C’était sans compter sur la puissante quête de dignité des peuples arabes, qui n’ont jamais foncièrement renoncé à leurs idéaux en dépit de ces troubles (8). Cette quête était d’ailleurs bien antérieure à 2011. L’appel à une vie digne et à la citoyenneté est en effet plus ancien que la dernière décennie, ancré dans des luttes politiques et sociétales historiques. Les populations, y compris les plus jeunes qui n’avaient jamais fait l’expérience de ces mobilisations auparavant, vivent certes dans un immense mal-être, mais ce dernier n’équivaut pas à leurs yeux à se résigner. Au-delà de la question des opportunités dont ils manquent cruellement, beaucoup nourrissent à travers cette contestation un désir de respect et de reconnaissance, au fondement de toute vie digne, ce qui n’est pas spécifique au monde arabe, mais universel. Comme ailleurs dans le monde, personne ne se satisfait plus de systèmes profondément injustes, inégalitaires, reportant sine die leurs promesses de progrès.

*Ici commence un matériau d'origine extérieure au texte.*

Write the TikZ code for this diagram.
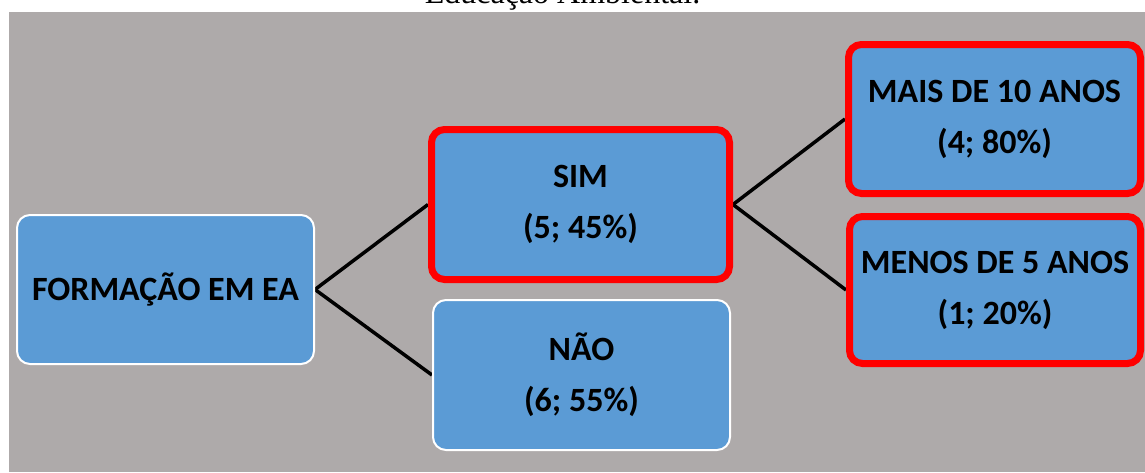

Fait édifiant, dans ceux des États caractérisés par d’importantes fractures communautaires, à l’instar de l’irak ou du Liban, les manifestants aspirent précisément à l’ouverture sociale, à la tolérance mutuelle, à une coexistence renouvelée (9). À Bagdad, le confessionnalisme est décrié depuis de longues années comme un outil de division et de domination aux mains de classes dirigeantes dont la seule préoccupation est d’assurer leur maintien au pouvoir et de perpétuer leurs privilèges. Le son de cloche est similaire à Beyrouth, où la jeunesse n’en peut plus du communautariste mortifère qui ronge le pays depuis la guerre civile (1975-1990). Derrière cette quête de dignité se profile par conséquent un « recentrage » des peuples, qui revendiquent la protection et le respect de leurs droits les plus élémentaires face à tous ceux qui les transgressent et n’ont plus de légitimité.
• Dans la logique de 2011
Nul ne sait, pour l’instant, ce qu’il adviendra à long terme de ce grand mouvement de révolte. Or celui-ci a déjà prouvé sa capacité à perdurer et à se réincarner sans qu’aucun acteur politique parvienne à éteindre l’indignation collective qui le sous-tend et l’insatiable désir de dignité qui lui est arrimé. Il n’est pas dit que ces protestations obtiendront des victoires étincelantes, notamment au regard de la répression qui s’abat sur elles et, plus structurellement, de l’état de déliquescence de certaines configurations nationales qui exige évidemment bien plus que des révoltes populaires, à savoir des actes politiques tangibles pour le moment introuvables. Quand bien même ces manifestations se dissiperaient ou entreraient dans une nouvelle phase d’accalmie, ce qui les a mis en branle en premier lieu n’a pas disparu et fera inéluctablement ressurgir ce continuum contestataire à plus ou moins brève échéance (10). Lues dans une optique plus longue que l’actualité brute, les contestations arabes en cours ne sont que la poursuite naturelle et logique de la séquence historique ouverte en 2011.